By no means are these `tales of doom` intended to deter prospective investors from the housing market. It is merely a suggestion that it should be entered into cautiously, sensibly and with the foreknowledge that the market has a habit of changing in a moment.

When you are choosing a property be clear about calculating all expenses, including projected rental or resale value. Commonly, tenants are charged around 125% of the mortgage payments as this ensures a little profit for the investor each month. If the amount calculated seems apt for the area you are considering it suggests the investment is sound with a good chance of making money. It is vital that you have those oh-so-elusive savings in place in order to cover any periods in which the property might be empty; a fine example of a time when assets will not be enough to carry you through.

Do not be tempted to spend thousands turning an investment property into your dream home. Remember it has to be for a tenant, not for you. Pouring even more money into already expensive assets has the potential to leave you dangerously short. Once a property has begun to make substantial money, you can think about possibly investing again. Rushing head first into building a portfolio might lead to lots of assets, but not much cash.
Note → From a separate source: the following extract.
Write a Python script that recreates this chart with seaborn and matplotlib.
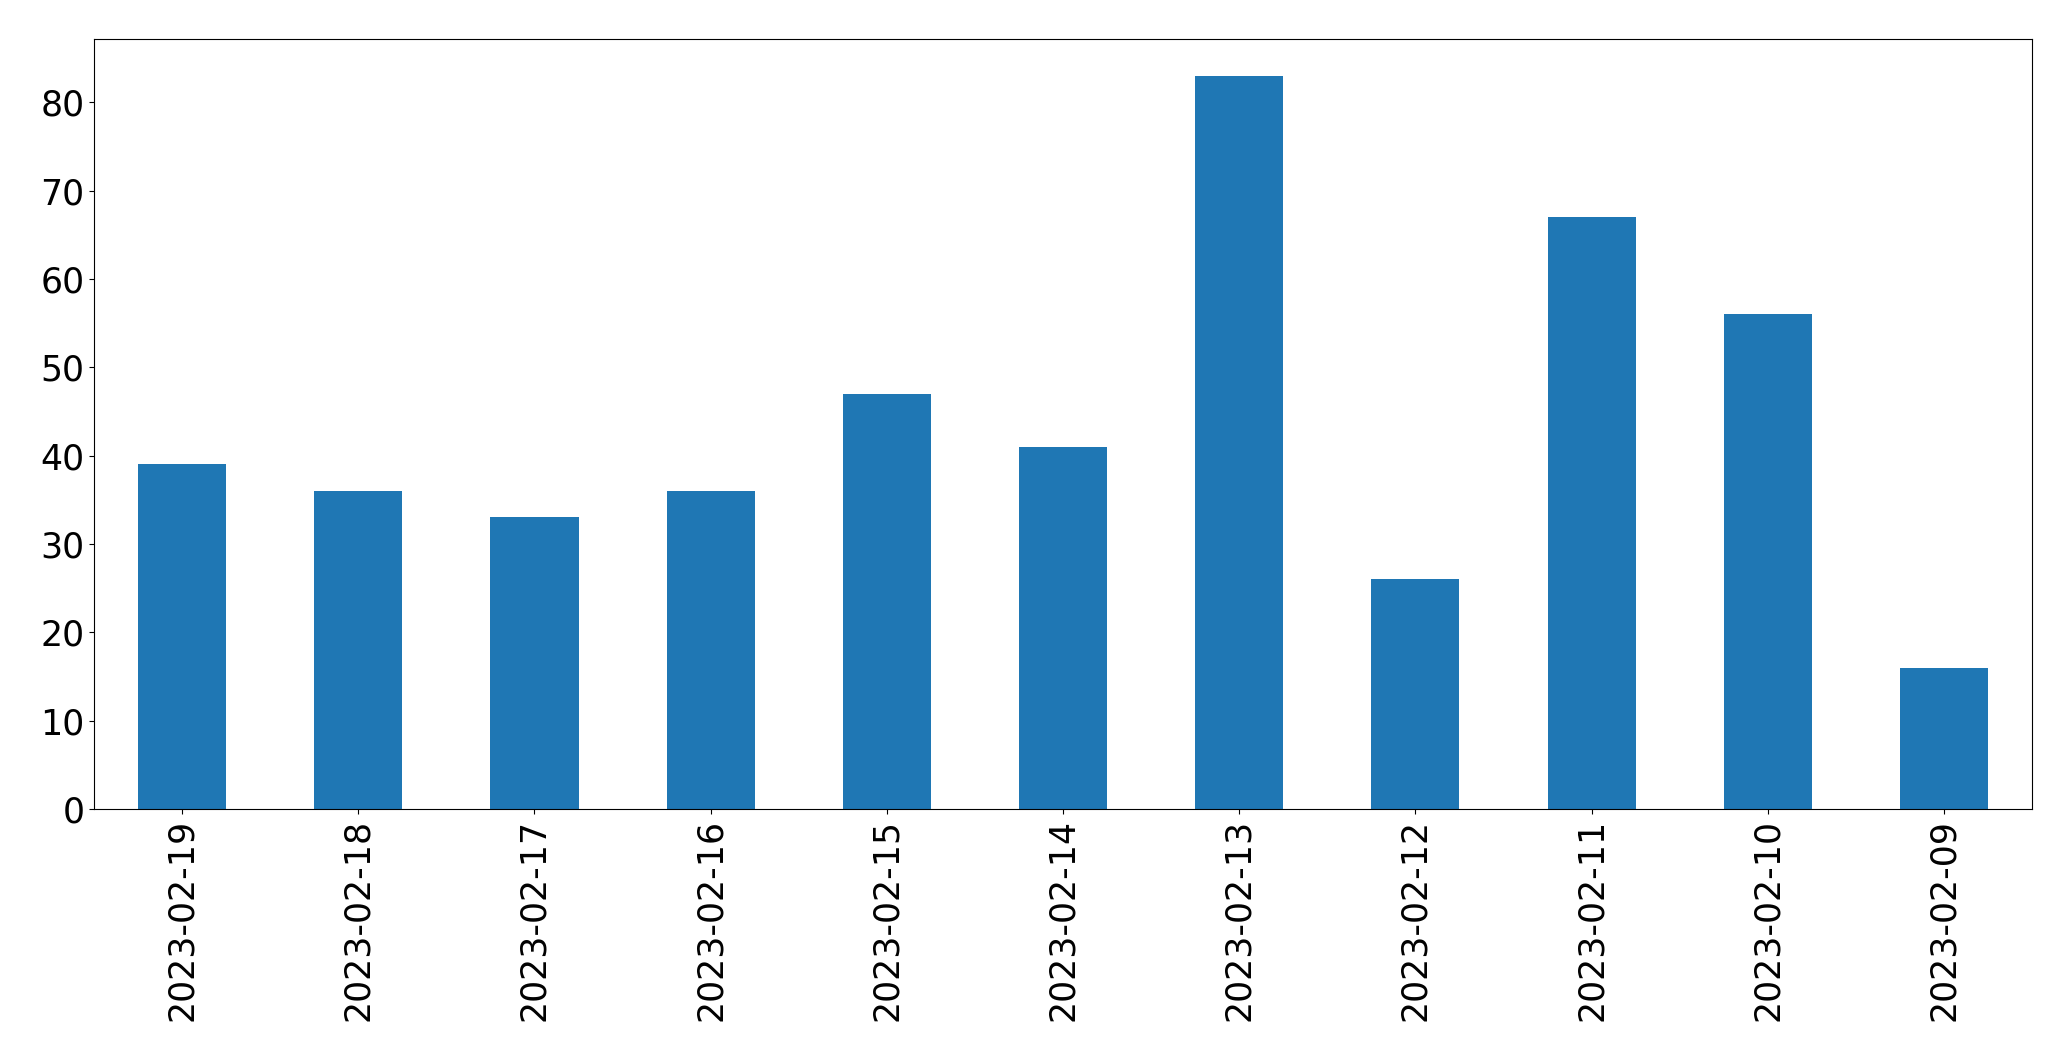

If you do encounter problems
One way to increase cash flow is to consider if you truly need all of the assets you own. Are there any you are prepared to part with? A holiday home? Expensive jewellery? A second car? Relinquishing assets such as these can release cash to support you through the hard times of property investment. Good old-fashioned savings are uncomplicated and ideal for emergencies.

Borrowing money is of course an option, but you must be careful about whether the loan is secured or unsecured. With loans you are really taking on more debt so it should not be entered into lightly. With property, equity loans are possibilities yet this negates the inheritance aspect of these types of assets.

There is the option of insolvency through bankruptcy. The stigma once attached to bankruptcy is no longer there as it is now seen as a viable option for those in financial dire straits. There are overheads of course, as it is a court procedure and there is the possibility of losing assets and cash through the ruling. Following will explain whether you will be entitled to keep any belongings or an allowance of sorts. It will not be for all, but if the idea of a fresh start appeals it might be the best option. The best thing to do in all cases is prioritise your money do not continue to accrue assets whilst you owe money elsewhere or you could end up in more trouble than your investment is worth.